In accordance with the invention, an additional embodiment is shown in 
FIGS. 8 and 9 wherein the disc portion 7 of said intake valve 6 includes 
openings 18 penetrating through disc portion 7 to allow gases in the 
combustion chamber 3 to continuously exert pressure on expanded portion 
11. This design permits the gas in combustion chamber 3 to pass through 
openings 18 into gap 17 between the extended portion 11 and intake valve 6 
accordingly making it unnecessary to provide the edges 14 to receive the 
pressure of the gas back flow as was done in the embodiments in FIGS. 1 
and 3. 
As was explained above with respect to FIGS. 1 and 2, the embodiments in 
FIGS. 3 through 9 also reliably prevent gases in the combustion chamber 3 
from being blown back into intake passage 2, thereby eliminating lowering 
of operational performance due to the poor ignition and irregular rotation 
of gases inherent in the medium to low speed ranges of the conventional 
internal combustion engine. In addition, the increased efficiency results 
in higher engine output and fuel economy.
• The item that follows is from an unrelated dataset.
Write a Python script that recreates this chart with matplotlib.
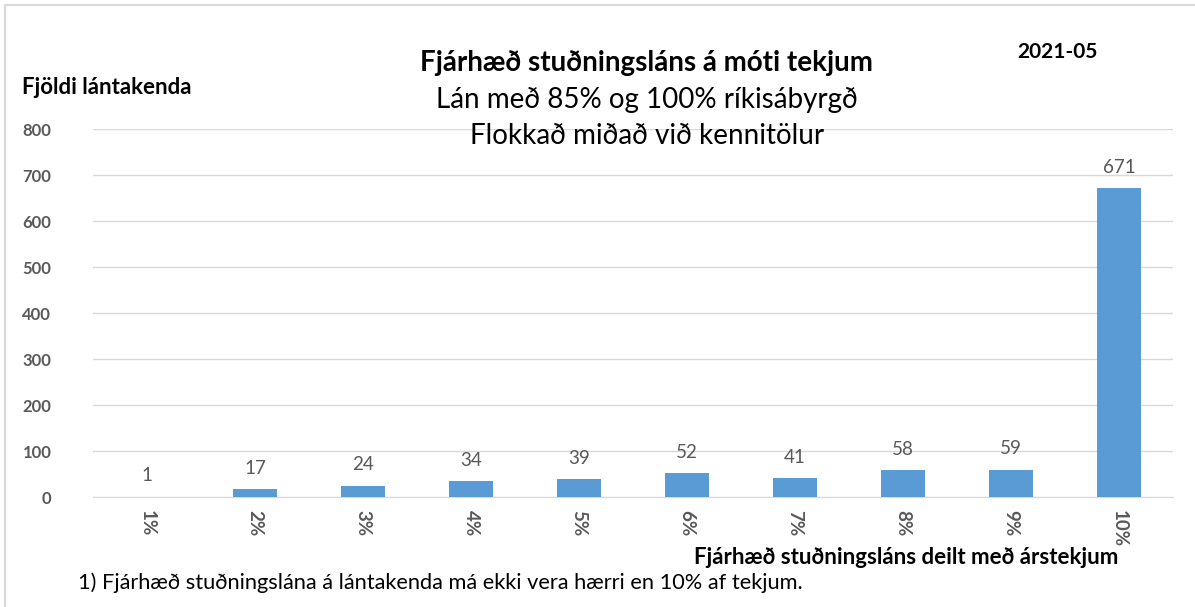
import matplotlib.pyplot as plt
from matplotlib.patches import Rectangle

plt.rcParams['font.family'] = ['Lato', 'DejaVu Sans']

flokkar = ['1%', '2%', '3%', '4%', '5%', '6%', '7%', '8%', '9%', '10%']
fjoldi = [1, 17, 24, 34, 39, 52, 41, 58, 59, 671]
y_ticks = [0, 100, 200, 300, 400, 500, 600, 700, 800]

W, H = 1195, 607
fig = plt.figure(figsize=(W / 100, H / 100), dpi=100)
fig.patches.append(Rectangle((5 / W, -0.1), 1.2, 1 - 5 / H + 0.1, transform=fig.transFigure,
                             fill=False, edgecolor='#d9d9d9', linewidth=1.5))

ax = fig.add_axes([93 / W, 1 - 497 / H, (1173 - 93) / W, (497 - 129) / H])
x = range(len(flokkar))
ax.bar(x, fjoldi, width=0.4, color='#5b9bd5', zorder=3)
for xi, v in zip(x, fjoldi):
    ax.annotate(str(v), (xi, v), xytext=(0, 9), textcoords='offset points',
                ha='center', va='bottom', fontsize=13.5, color='#595959')

ax.set_xlim(-0.5, len(flokkar) - 0.5)
ax.set_ylim(0, 800)
ax.set_yticks(y_ticks)
ax.set_xticks(list(x))
ax.set_xticklabels(flokkar, rotation=-90, fontsize=13.5, fontweight='bold', color='#595959')
ax.tick_params(axis='y', labelsize=12, labelcolor='#595959', length=0, pad=30)
ax.tick_params(axis='x', length=0, pad=9)
for lbl in ax.get_yticklabels():
    lbl.set_fontweight('bold')
ax.grid(axis='y', color='#d9d9d9', linewidth=1, zorder=0)
for s in ['top', 'right', 'left']:
    ax.spines[s].set_visible(False)
ax.spines['bottom'].set_color('#d9d9d9')

fig.text(646 / W, 1 - 63 / H, 'Fjárhæð stuðningsláns á móti tekjum', ha='center', va='center',
         fontsize=20, fontweight='bold')
fig.text(647 / W, 1 - 100 / H, 'Lán með 85% og 100% ríkisábyrgð', ha='center', va='center', fontsize=20)
fig.text(647 / W, 1 - 136 / H, 'Flokkað miðað við kennitölur', ha='center', va='center', fontsize=20)
fig.text(1057 / W, 1 - 52 / H, '2021-05', ha='center', va='center', fontsize=15, fontweight='bold')
fig.text(22 / W, 1 - 87 / H, 'Fjöldi lántakenda', ha='left', va='center', fontsize=16, fontweight='bold')
fig.text(1118 / W, 1 - 557 / H, 'Fjárhæð stuðningsláns deilt með árstekjum',
         ha='right', va='center', fontsize=16, fontweight='bold')
fig.text(78 / W, 1 - 583 / H, '1) Fjárhæð stuðningslána á lántakenda má ekki vera hærri en 10% af tekjum.',
         ha='left', va='center', fontsize=15.7)

fig.savefig('out.png', dpi=100)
Finally, by utilizing a means 
for continuously biasing the back-flow prevention valve to track the 
movement of the intake valve, the resistance that the mass of back flow 
prevention valve 10 creates against the intake flow of the air-fuel 
mixture is eliminated and accordingly the intake efficiency of the engine 
is maximized. 
It will be apparent to those skilled in the art that various modifications 
and variations could be made in the intake valve mechanism of the 
invention without departing from the scope or spirit of the invention.